Online degree programs are typically geared for individuals who are currently working full time. Similar to a traditional on-campus master's program, online courses may require you to have several years of relevant work experience and a basic understanding of crisis management issues. If you are interested in pursuing an online master's degree in crisis management, you should be aware that you may be required to occasionally visit campus for lectures or exams.
Getting Ahead with This Degree
Consider volunteering with relevant emergency management organizations in your local community. The Federal Emergency Management Agency (FEMA) suggests that field experience can be gained in several organizations, including your local American Red Cross, town/city emergency management agencies or through the FEMA Regional Disaster Reservist Program. Volunteering with one of these organizations is also a good way for you to gain the professional experience required by some degree programs.
If you meet experience and education requirements, you may also stand out by obtaining the Certified Emergency Managers (CEM) qualification from the International Association of Emergency Managers (IAEM).
Crisis Management PhD Degrees
Generally, crisis management PhD programs provide an interdisciplinary education if you're seeking a professional career in crisis, disaster, emergency and risk management. Graduates of a crisis management PhD program typically obtain careers in the government, nonprofit, or academic sectors. A PhD can provide a significant edge if you want to become a subject matter expert in your field; however, consider that you may be over-educated for some positions, particularly those outside academia.
Admission to a PhD program typically requires a bachelor's or master's degree from an accredited institution and evidence of a strong academic career and/or relevant work experience. If you're interested in pursuing a PhD in crisis management, you should also consider that degree programs may also fall under similar names, including emergency or disaster management.
Pros and Cons
- PhD candidates typically have the opportunity to specialize in a concentration that interests them.
- A PhD is required for most postsecondary teaching positions.
- PhD candidates may be eligible for grants or financial aid for research projects and conference/seminar travel.
- Generally, job security in academia is limited to tenured positions (which are very competitive).
- Careers in the crisis management field can be stressful, particularly in time-sensitive or hazardous conditions.
- Compared to bachelor's and master's degree programs, PhD programs are smaller and more selective.
Common Courses and Requirements
PhD candidates in a crisis management program must satisfy several graduation requirements beyond completing coursework.
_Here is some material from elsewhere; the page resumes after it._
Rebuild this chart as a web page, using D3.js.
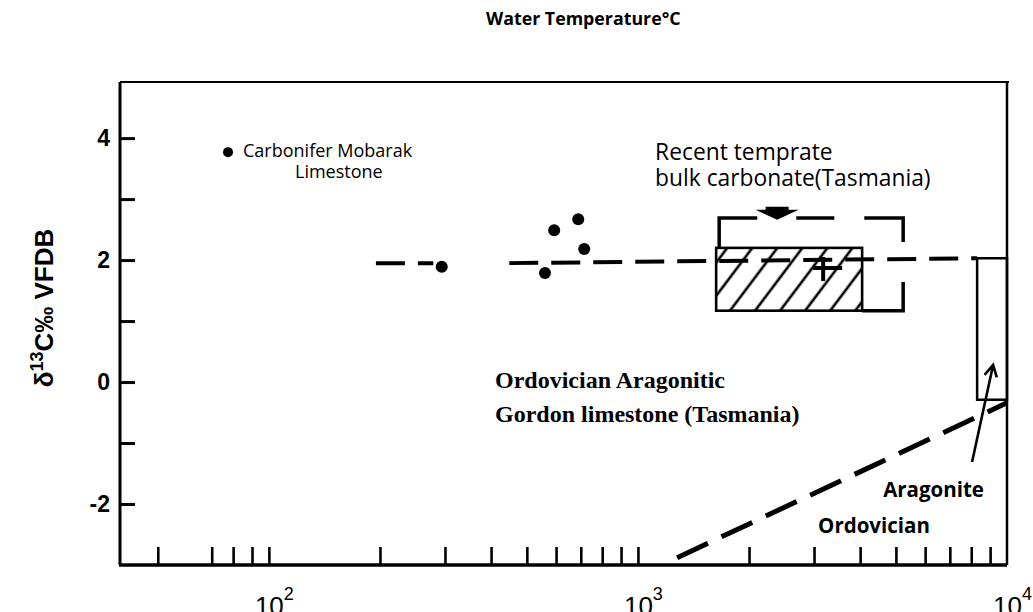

Though requirements may vary depending on the school, you will likely be expected to pass a qualifying examination and research, write and defend an original dissertation. You may also need to complete a relevant field or research practicum.
You can expect courses on the following topics:
- Managing information and security systems
- Disaster recovery
- Hazard mitigation and safety management
- Crisis and emergency management
- Emergency management theory
- Applied statistics
Online Class Options
At this time, fully online PhD degrees in crisis management are not widely available. Some schools may offer limited online courses that count toward a PhD degree program, particularly for prerequisite courses. As will all educational investments, you should consider whether online courses are part of an accredited academic institution.
Getting Ahead with This Degree
If you plan to pursue a career in crisis management research or policy, take advantage of your school's literary journals and publications. Published research or articles are a great way to set yourself apart from your peers and impress potential employers.
Additionally, if you plan to work in the public sector, you may want to consider obtaining a certification in the Federal Emergency Management Agency's National Incident Management System (NIMS). The NIMS certification is available online and trains you on critical technology frameworks.